We are witnessing one of those exceptional moments where imagination and ingenuity meet in a mischievous union. The story progresses through trickery, collaborating on a tightrope.
There is a life trapped in a black box: the tale of phantoms and their dreams. Hayalhâne carries the purpose of unleashing the potential within stories in a world shaped and constructed by positionality. Inspired by Master Architect Hayruddin’s notion of “sustaining humanity,” it revises this idea to make it possible for humans to exist through their dreams, lifting the dark curtain of the black box.It was not for nothing that the Istanbul Gentleman, who had seen Shakespeare’s curtain, called it the “curtain of imagination.” For until that day, it was the Dreamer (Hayâli) who both veiled the eyes of the Ottoman Bey and lifted that veil.
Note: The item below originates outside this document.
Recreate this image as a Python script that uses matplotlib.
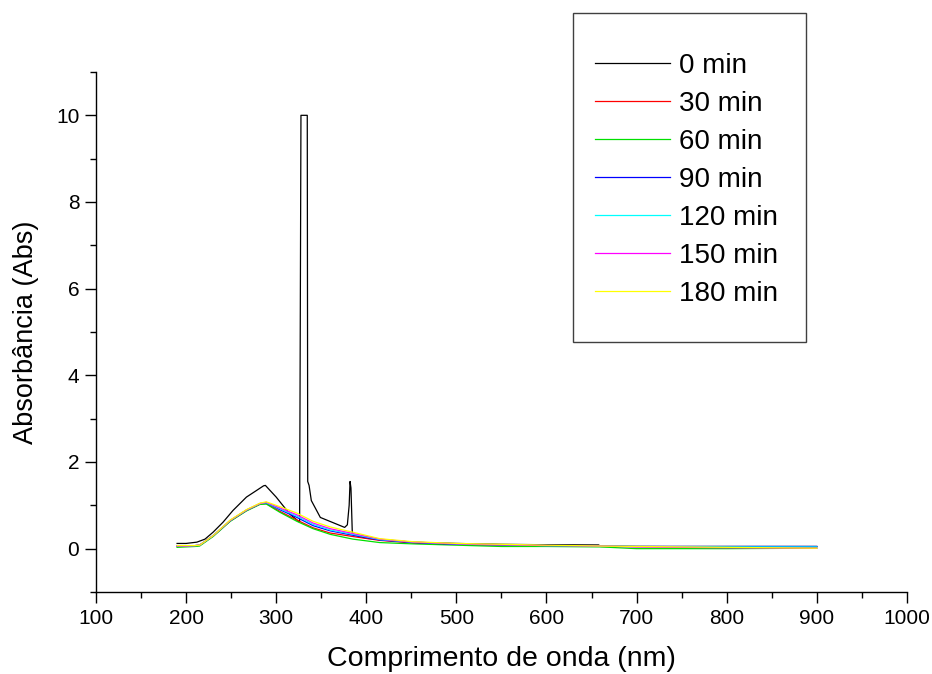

Through the marvels of ingenious black boxes, we may well be on the threshold of “the Dreamer’s dream in the twenty-first century.” The ancient tradition of this geography promises not the fiction of existence, but the reality of being. The possibility that photography grants to the ordinary opens a door to the visibility of truth.
Each time the curtain is parted, it summons the dreams of the Dreamers. Every dream chases the reality that once existed and, after a while, the “reproduction” of a reality yet to come. We press the shutter each time to lift the thin veil that conceals secrets.